Всякий день то же самое; иногда приходит кто-нибудь из Белой и расскажет новость. Ни газет, ни книг мы не видим. Снег у нас по колено, и дороги всюду дурные. Наследник на днях уезжает в Петербург, на его место — Тотлебен. Что-то ещё не хочется возвращаться в Яссы. Я тут работаю сама по себе. Это мне очень по сердцу; к раненым я очень привязалась — это такие добряки. Но как можно роптать, когда видишь перед собой столько калек, безруких, безногих, и всё это без куска хлеба в будущем; зато они не боятся смерти.
Вчера повесили тут колокол и звонят целый день. Это подарок наследника.
Не беспокойся обо мне. Письма идут тут долго, попробуй написать мне в Белую, Болгария, склад Красного Креста. Авось дойдёт.

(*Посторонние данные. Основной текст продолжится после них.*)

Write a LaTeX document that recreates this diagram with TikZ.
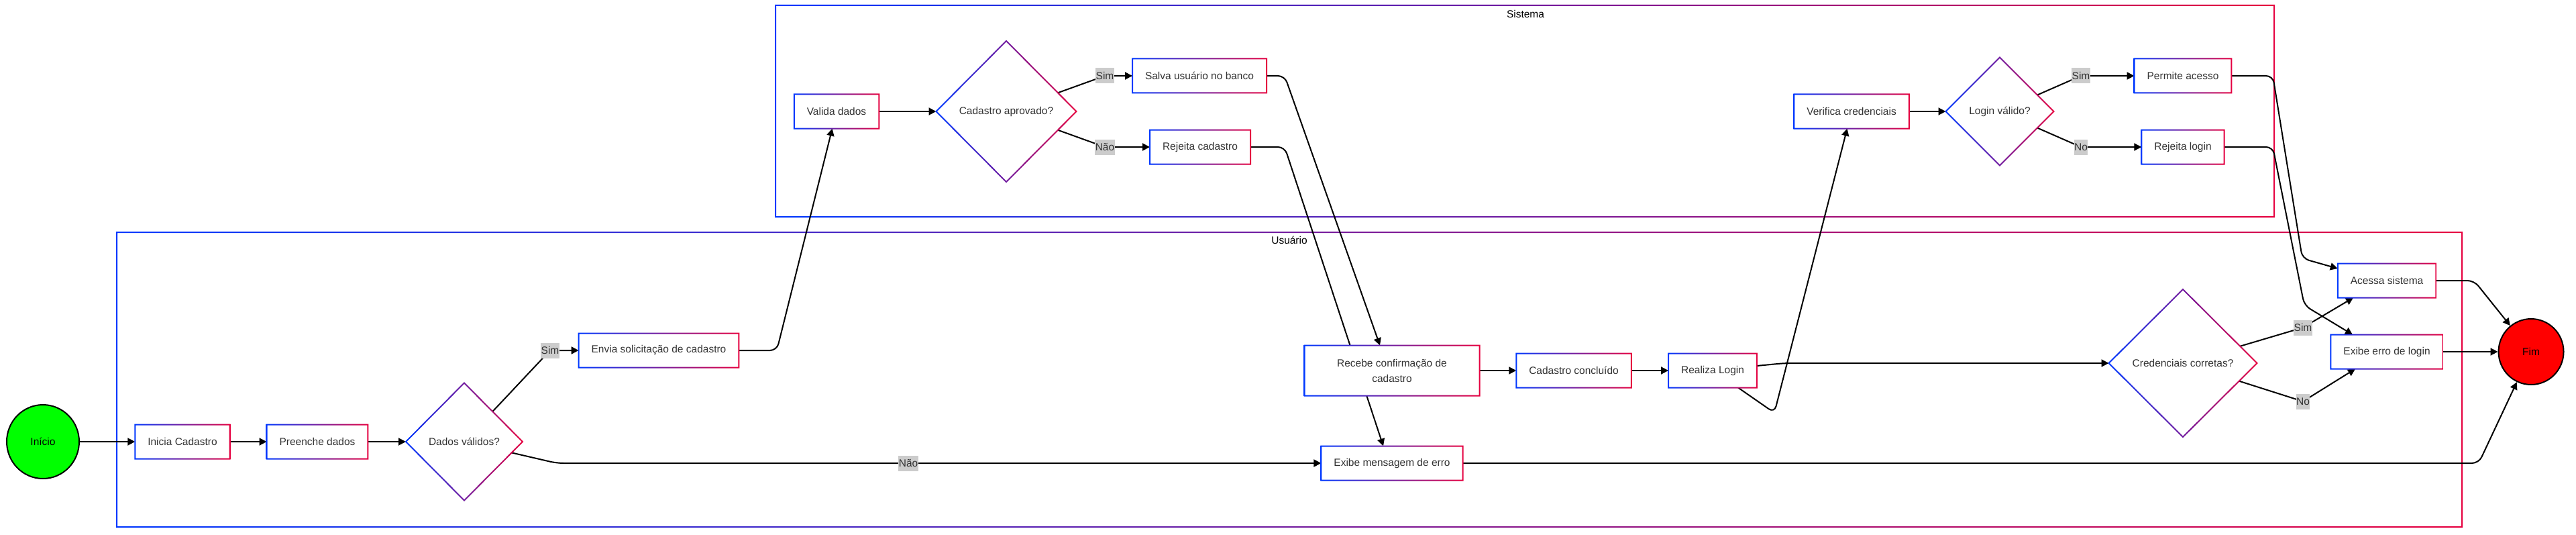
\documentclass[tikz,border=0pt]{standalone}
\usepackage{fontspec}
\setmainfont{Liberation Sans}
\usetikzlibrary{shapes.geometric,arrows.meta,backgrounds}

\definecolor{edgeblue}{HTML}{0038FF}
\definecolor{edgered}{HTML}{E6003F}
\definecolor{txtgray}{HTML}{333333}
\definecolor{lblgray}{HTML}{CCCCCC}

\newcommand{\gradframe}[2]{%
  \path[left color=edgeblue, right color=edgered, even odd rule]
    ([shift={(-1pt,-1pt)}]#1) rectangle ([shift={(1pt,1pt)}]#2)
    ([shift={(1pt,1pt)}]#1) rectangle ([shift={(-1pt,-1pt)}]#2);}
\newcommand{\gradkite}[1]{%
  \path[left color=edgeblue, right color=edgered, even odd rule]
    ([yshift=1.4pt]#1.north) -- ([xshift=1.4pt]#1.east) -- ([yshift=-1.4pt]#1.south) -- ([xshift=-1.4pt]#1.west) -- cycle
    ([yshift=-1.4pt]#1.north) -- ([xshift=-1.4pt]#1.east) -- ([yshift=1.4pt]#1.south) -- ([xshift=1.4pt]#1.west) -- cycle;}

\begin{document}
\begin{tikzpicture}[x=1pt, y=1pt, font=\fontsize{15.5}{23}\selectfont,
    box/.style={rectangle, fill=white, text=txtgray, minimum height=51pt, inner xsep=19pt, inner ysep=0pt, outer sep=0pt},
    choice/.style={diamond, aspect=1, fill=white, text=txtgray, inner sep=0pt, outer sep=0pt},
    term/.style={ellipse, draw=black, line width=2pt, text=black, inner sep=0pt},
    lbl/.style={sharp corners, fill=lblgray, text=txtgray, inner xsep=0.5pt, inner ysep=0pt, minimum height=23pt},
    flow/.style={draw=black, line width=2pt, rounded corners=10pt, -{Triangle[length=11pt, width=11pt]}}]
  \useasboundingbox (0,0) rectangle (3840,-797);

  \coordinate (sysSW) at (1156,-323);
  \coordinate (sysNE) at (3390,-8);
  \coordinate (usrSW) at (174,-785);
  \coordinate (usrNE) at (3670,-346);
  \node (systitle) at (2274,-21) {Sistema};
  \node (usrtitle) at (1922,-358) {Usuário};

  \node[term, fill={rgb,255:red,0;green,255;blue,0}, minimum width=108pt, minimum height=110pt] (ini) at (64,-658) {Início};
  \node[box] (inicia) at (272,-658) {Inicia Cadastro};
  \node[box] (preenche) at (473,-658) {Preenche dados};
  \node[choice, minimum width=174pt, minimum height=175pt] (dval) at (692,-658) {Dados válidos?};
  \node[box] (envia) at (982,-522) {Envia solicitação de cadastro};
  \node[box] (valida) at (1247,-166) {Valida dados};
  \node[choice, minimum width=209pt, minimum height=210pt] (aprov) at (1500,-166) {Cadastro aprovado?};
  \node[box] (salva) at (1788,-113) {Salva usuário no banco};
  \node[box] (rejcad) at (1789,-219) {Rejeita cadastro};
  \node[box, align=center, minimum width=261pt, minimum height=75pt] (recebe) at (2075,-552) {Recebe confirmação de\\cadastro};
  \node[box] (concl) at (2346,-552) {Cadastro concluído};
  \node[box] (login) at (2553,-552) {Realiza Login};
  \node[box] (erro) at (2075,-690) {Exibe mensagem de erro};
  \node[box] (verif) at (2760,-166) {Verifica credenciais};
  \node[choice, minimum width=161pt, minimum height=161pt] (lval) at (2981,-166) {Login válido?};
  \node[box] (permite) at (3254,-113) {Permite acesso};
  \node[box] (rejlog) at (3254,-219) {Rejeita login};
  \node[choice, minimum width=221pt, minimum height=220pt] (cred) at (3254,-541) {Credenciais corretas?};
  \node[box] (acessa) at (3558,-418) {Acessa sistema};
  \node[box] (errolog) at (3558,-524) {Exibe erro de login};
  \node[term, fill={rgb,255:red,255;green,0;blue,0}, minimum width=97pt, minimum height=98pt] (fim) at (3773,-524) {Fim};

  \foreach \n in {inicia,preenche,envia,valida,salva,rejcad,recebe,concl,login,erro,verif,permite,rejlog,acessa,errolog}
    \gradframe{\n.south west}{\n.north east};
  \foreach \n in {dval,aprov,lval,cred}
    \gradkite{\n};

  \begin{scope}[on background layer]
    \gradframe{sysSW}{sysNE}
    \gradframe{usrSW}{usrNE}

    \draw[flow] (ini) -- (inicia);
    \draw[flow] (inicia) -- (preenche);
    \draw[flow] (preenche) -- (dval);
    \draw[flow] (dval) -- (820,-522) node[lbl] {Sim} -- (envia);
    \draw[flow] (dval) -- (830,-690) -- node[lbl, pos=0.46] {Não} (erro);
    \draw[flow] (envia) -- (1158,-522) -- (valida);
    \draw[flow] (valida) -- (aprov);
    \draw[flow] (aprov) -- (1647,-113) node[lbl] {Sim} -- (salva);
    \draw[flow] (aprov) -- (1647,-219) node[lbl] {Não} -- (rejcad);
    \draw[flow] (salva) -- (1915,-113) -- ([xshift=-18pt]recebe.north);
    \draw[flow] (rejcad) -- (1915,-219) -- ([xshift=-13pt]erro.north);
    \draw[flow] (recebe) -- (concl);
    \draw[flow] (concl) -- (login);
    \draw[flow] ([xshift=38pt]login.south) -- (2645,-615) -- (verif);
    \draw[flow] ([yshift=7pt]login.east) -- (2660,-541) -- (cred.west);
    \draw[flow] (erro) -- (3695,-690) -- (fim);
    \draw[flow] (verif) -- (lval);
    \draw[flow] (lval) -- (3102,-113) node[lbl] {Sim} -- (permite);
    \draw[flow] (lval) -- (3102,-219) node[lbl] {No} -- (rejlog);
    \draw[flow] (permite) -- (3388,-113) -- (3432,-385) -- ([yshift=18pt]acessa.west);
    \draw[flow] (rejlog) -- (3388,-219) -- (3435,-455) -- ([xshift=-51pt]errolog.north);
    \draw[flow] (cred) -- (3433,-488) node[lbl] {Sim} -- ([xshift=-50pt]acessa.south);
    \draw[flow] (cred) -- (3433,-598) node[lbl] {No} -- ([xshift=-47pt]errolog.south);
    \draw[flow] (acessa) -- (3688,-418) -- (fim);
    \draw[flow] (errolog) -- (fim);
  \end{scope}
\end{tikzpicture}
\end{document}
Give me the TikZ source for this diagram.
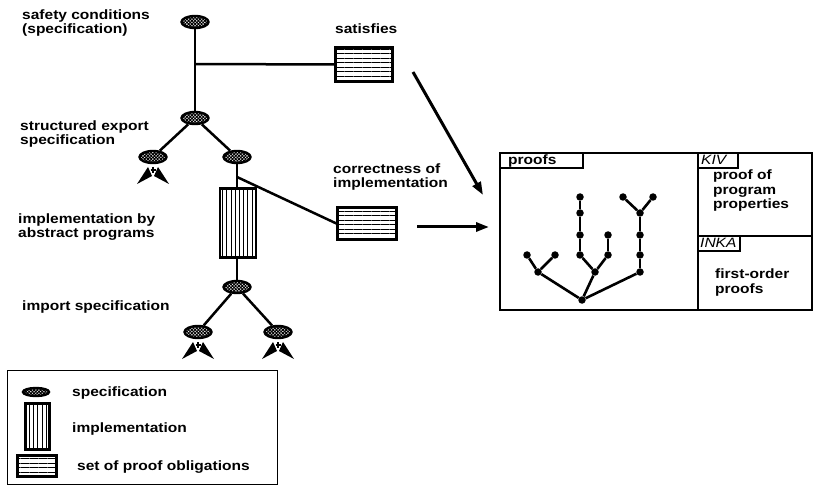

21 декабря. Белая. Вчера, наконец, получила твоё письмо. Я решилась не покидать Обретеника и своих тамошних раненых по многим причинам. Во-первых, хоть мне было страшно голодно и крысы очень бегали (сёстры до безумия боялись крыс — их тысячи!). Во-вторых, деньги мои приходят к концу, и я беспокоюсь, чтобы не остаться на мели. К счастью, мне вчера привезли деньги и, вообрази, взяли за услугу 150 рублей, правда, по телеграфу. Но иначе тут никогда ничего не получишь, и даже телеграммы пропадают. Я ни от кого ничего не получаю вот уже 2 месяца. Тут лишений очень много, и я живу чуть не в хлеве, холодно, и снег, и мороз. Есть тоже нечего, кроме ветчины, сыра и чая, но всё-таки я не хочу уезжать в Яссы, тут слишком мало сестёр. Две уезжают в Россию в отпуск, я же намереваюсь пробыть тут ещё. Я теперь занимаюсь транспортом больных, которые прибывают ежедневно от 30 до 100 чел. в день, оборванные, без сапог, замерзшие. Я их пою, кормлю; это жалости подобно видеть этих несчастных, поистине героев, которые терпят такие страшные страдания без ропота. Всё это живёт в землянках на морозе, с мышами, на одних сухарях. Да, велик русский солдат!
Все поговаривают, что будет мир, посмотрим. От Володи получила из Кишинёва телеграмму, он туда приехал с эскадроном, и его там остановили. Не знаю, когда с ним увижусь... С Новым годом! С новым счастьем!